Marwaan Sasman, owner and founder of Pigeon Pie, believes web development and social media are the crucial aspects of an effective brand strategy, with application development being secondary.
Based in Cape Town, Pigeon Pie is a creative business design company, and Sasman told HumanIPO website design forms a priority part of creating a brand.
He said: “No matter what the brand strategy is the online component always becomes an important component. Every single project, every single entrepreneur that I’ve taken on required work on the online space.”
In terms of using freelance workers, he said: “If I had to look at priority of who I should
hire first, second and third, on top of that list would probably be a web programmer because its so common.”
Although web development plays an important role in building a brand, application development, in Sasman’s findings, is secondary to a website. “With most of my clients, a dedicated app, like something you download onto your iPhone or Android device is normally a very long term thing and most of the time… they’re at the website stage.
“A lot of the entrepreneurs I work with are looking for a home base (website) and dedicated apps [for mobile] become secondary.”
Social media also has its place when creating a brand. “When we build a strategy for what they need to do online it will include what kind of content you should be sharing on Twitter if you’re in that space and if its Facebook, what kind of content will you be sharing there,” said Sasman.
He believes entrepreneurs should also be careful with how they use social media, so as not to turn it into spam.
“In the future I’d like to bring on social media managers that can actually do the social media management for them (the entrepreneurs),” said Sasman.
However, he believes social media has the potential to be more powerful if the entrepreneur in question handles the management themselves, because they are passionate about what they are doing.
Pigeon Pie is a unique name for a company involved with creating brand strategies for other businesses, and Sasman explained to HumanIPO the meaning behind the name.
“Pigeon Pie comes from a story my parents used to tell me. My parents and grandparents grew up in (the historical) District Six.”
Being a small community, Sasman said the people within the community always shared with each other.
“My grandad used to make pigeon pie [and] I think he used to do pigeon racing. I think the pigeons that were not so fit for racing got turned into pigeon pie. He’d cut off a few slices and he’d always share it with the neighbors,” said Sasman.
“That’s the kind of community we need in the entrepreneurial space. It is that culture of sharing, which is extremely important.
“The whole idea behind Pigeon Pie was that I wanted to share all of the skills that I’ve built up over the years with people who don’t have access to it.

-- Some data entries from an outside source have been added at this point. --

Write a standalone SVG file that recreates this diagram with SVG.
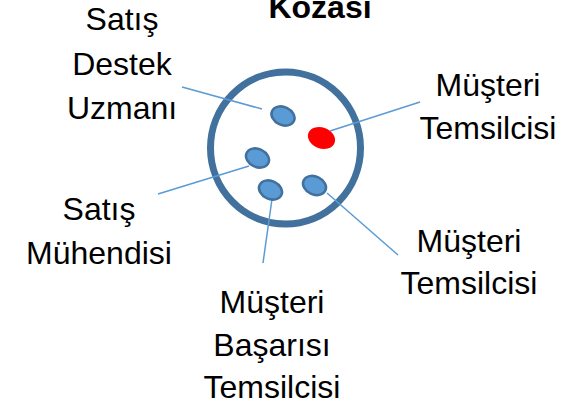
<svg xmlns="http://www.w3.org/2000/svg" width="562" height="401" viewBox="0 0 562 401">
<style>
.t{font-family:"Liberation Sans",Arial,sans-serif;font-size:32px;fill:#000;text-anchor:middle}
.title{font-weight:bold}
.c{stroke:#5B9BD5;stroke-width:1.5;fill:none}
.m{fill:#5B9BD5;stroke:#41719C;stroke-width:2.5}
</style>
<rect width="562" height="401" fill="#fff"/>
<g id="title"><text class="t title" x="320" y="18">Kozası</text></g>
<g id="ring"><ellipse cx="285.5" cy="148" rx="75" ry="76" fill="none" stroke="#41719C" stroke-width="7"/></g>
<g id="connectors">
<line class="c" x1="182" y1="87" x2="262" y2="109"/>
<line class="c" x1="330" y1="131" x2="420" y2="102"/>
<line class="c" x1="249" y1="166" x2="158" y2="194"/>
<line class="c" x1="272" y1="199" x2="263" y2="263"/>
<line class="c" x1="327" y1="193" x2="398" y2="255"/>
</g>
<g id="node-destek"><ellipse class="m" cx="283" cy="116" rx="12" ry="9" transform="rotate(25 283 116)"/></g>
<g id="node-temsilci1"><ellipse cx="321.5" cy="138" rx="14" ry="10.5" fill="#FF0000" transform="rotate(22 321.5 138)"/></g>
<g id="node-muhendis"><ellipse class="m" cx="257.5" cy="158" rx="12" ry="9" transform="rotate(25 257.5 158)"/></g>
<g id="node-basari"><ellipse class="m" cx="270.5" cy="190" rx="12" ry="9" transform="rotate(25 270.5 190)"/></g>
<g id="node-temsilci2"><ellipse class="m" cx="314.5" cy="185.5" rx="12" ry="9" transform="rotate(25 314.5 185.5)"/></g>
<g id="label-destek"><text class="t" x="122" y="30">Satış</text><text class="t" x="122" y="75">Destek</text><text class="t" x="122" y="119">Uzmanı</text></g>
<g id="label-temsilci1"><text class="t" x="488" y="96">Müşteri</text><text class="t" x="488" y="139">Temsilcisi</text></g>
<g id="label-muhendis"><text class="t" x="99" y="220">Satış</text><text class="t" x="99" y="264">Mühendisi</text></g>
<g id="label-basari"><text class="t" x="272" y="313">Müşteri</text><text class="t" x="272" y="356">Başarısı</text><text class="t" x="272" y="398">Temsilcisi</text></g>
<g id="label-temsilci2"><text class="t" x="469" y="252">Müşteri</text><text class="t" x="469" y="294">Temsilcisi</text></g>
</svg>
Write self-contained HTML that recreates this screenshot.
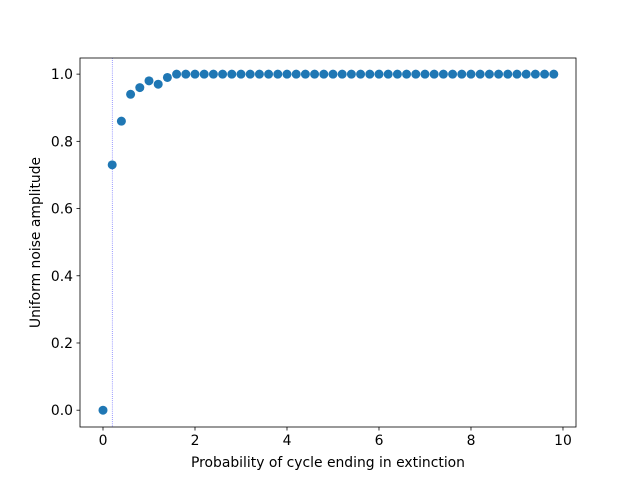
<!DOCTYPE html>
<html><head><meta charset="utf-8"><style>body{margin:0;background:#fff}svg{display:block}text{font-family:"DejaVu Sans","Liberation Sans",sans-serif;fill:#000}</style></head>
<body>
<svg id="chart" width="640" height="480">
<rect x="0" y="0" width="640" height="480" fill="#fff"/>
<g id="plot"></g>
</svg>
<script>
const xValues = [0,0.2,0.4,0.6,0.8,1.0,1.2,1.4,1.6,1.8,2.0,2.2,2.4,2.6,2.8,3.0,3.2,3.4,3.6,3.8,4.0,4.2,4.4,4.6,4.8,5.0,5.2,5.4,5.6,5.8,6.0,6.2,6.4,6.6,6.8,7.0,7.2,7.4,7.6,7.8,8.0,8.2,8.4,8.6,8.8,9.0,9.2,9.4,9.6,9.8];
const yValues = [0,0.73,0.86,0.94,0.96,0.98,0.97,0.99,1,1,1,1,1,1,1,1,1,1,1,1,1,1,1,1,1,1,1,1,1,1,1,1,1,1,1,1,1,1,1,1,1,1,1,1,1,1,1,1,1,1];
const xTicks = [0,2,4,6,8,10];
const yTicks = [0.0,0.2,0.4,0.6,0.8,1.0];
const vLineX = 0.2;

const L=80,R=576,T=58,B=427;
const xMin=-0.5,xMax=10.283,yMin=-0.05,yMax=1.048;
const sx=v=>L+(v-xMin)/(xMax-xMin)*(R-L);
const sy=v=>B-(v-yMin)/(yMax-yMin)*(B-T);
const NS="http://www.w3.org/2000/svg";
const g=document.getElementById('plot');
function mk(tag,attrs,parent){const e=document.createElementNS(NS,tag);for(const k in attrs)e.setAttribute(k,attrs[k]);(parent||g).appendChild(e);return e;}

const vl=mk('line',{x1:sx(vLineX),x2:sx(vLineX),y1:T,y2:B,stroke:'#0000ff','stroke-width':0.5,'stroke-dasharray':'0.8,1.3'});



for(let i=0;i<xValues.length;i++){
  const c=mk('circle',{cx:sx(xValues[i]),cy:sy(yValues[i]),r:4.5,fill:'#1f77b4'});
  
  
}

const frame=mk('rect',{x:L,y:T,width:R-L,height:B-T,fill:'none',stroke:'#000','stroke-width':0.8});



xTicks.forEach(t=>{
  const x=sx(t);
  const tk=mk('line',{x1:x,x2:x,y1:B,y2:B+3.5,stroke:'#000','stroke-width':0.8});
  
  
  const tx=mk('text',{x:x,y:B+18,'text-anchor':'middle','font-size':'13.9'});
  tx.textContent=String(t);
  
  
});
yTicks.forEach(t=>{
  const y=sy(t);
  const tk=mk('line',{x1:L-3.5,x2:L,y1:y,y2:y,stroke:'#000','stroke-width':0.8});
  
  
  const tx=mk('text',{x:L-7,y:y+5,'text-anchor':'end','font-size':'13.9'});
  tx.textContent=t.toFixed(1);
  
  
});
const xt=mk('text',{x:(L+R)/2,y:467,'text-anchor':'middle','font-size':'13.9'});
xt.textContent='Probability of cycle ending in extinction';


const yt=mk('text',{x:40,y:(T+B)/2,'text-anchor':'middle','font-size':'13.9',transform:'rotate(-90 40 '+((T+B)/2)+')'});
yt.textContent='Uniform noise amplitude';


</script>
</body></html>
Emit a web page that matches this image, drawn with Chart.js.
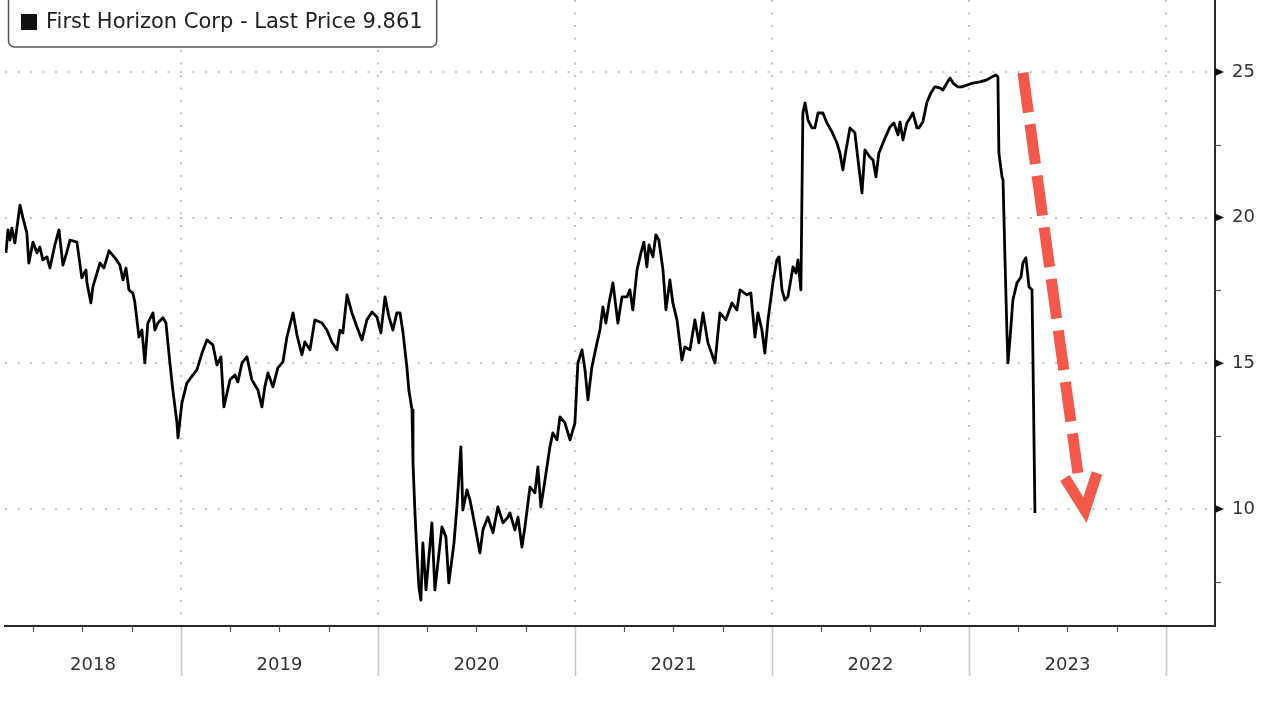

Particularly with entrepreneurs who don’t have access to these kinds of things.”
Sasman believes a decent brand strategy includes design, art direction, copywriting, web development, “things where you get full spectrum of [the] services [to] build a brand”.
He believes boutique web-designing shops do not necessarily offer complete brand strategies and all the services that amount to building an effective brand strategy would be extremely expensive and inaccessible if done through a web-design boutique or an advertisement agency.
Pigeon Pie integrates all the services that constitute a good brand strategy. In his findings, Marwaan has discovered entrepreneurs currently “get someone else to write the copy, they get someone else to do the website, someone else to do the photography and all of a sudden its so disconnected that they don’t build a very powerful brand”.
Sasman believes building an effective brand involves much more than a simple logo, business card and letterhead. An effective brand will feature a certain tone of language, either casual or normal.
Sasman uses the examples of Google and Microsoft to describe the difference between a causal brand and a formal brand, Microsoft being the latter.
When setting up Pigeon Pie, the most challenging aspect involved finding a “wealth of clients”.
Almost three years down the line, the challenge is quite the opposite. Sasman says he has enough work to keep him and his team busy, but the challenge now is finding the right kind of client.
“I’m very strict with the type of entrepreneurs I take on, they need to be dedicated and passionate,” said Sasman.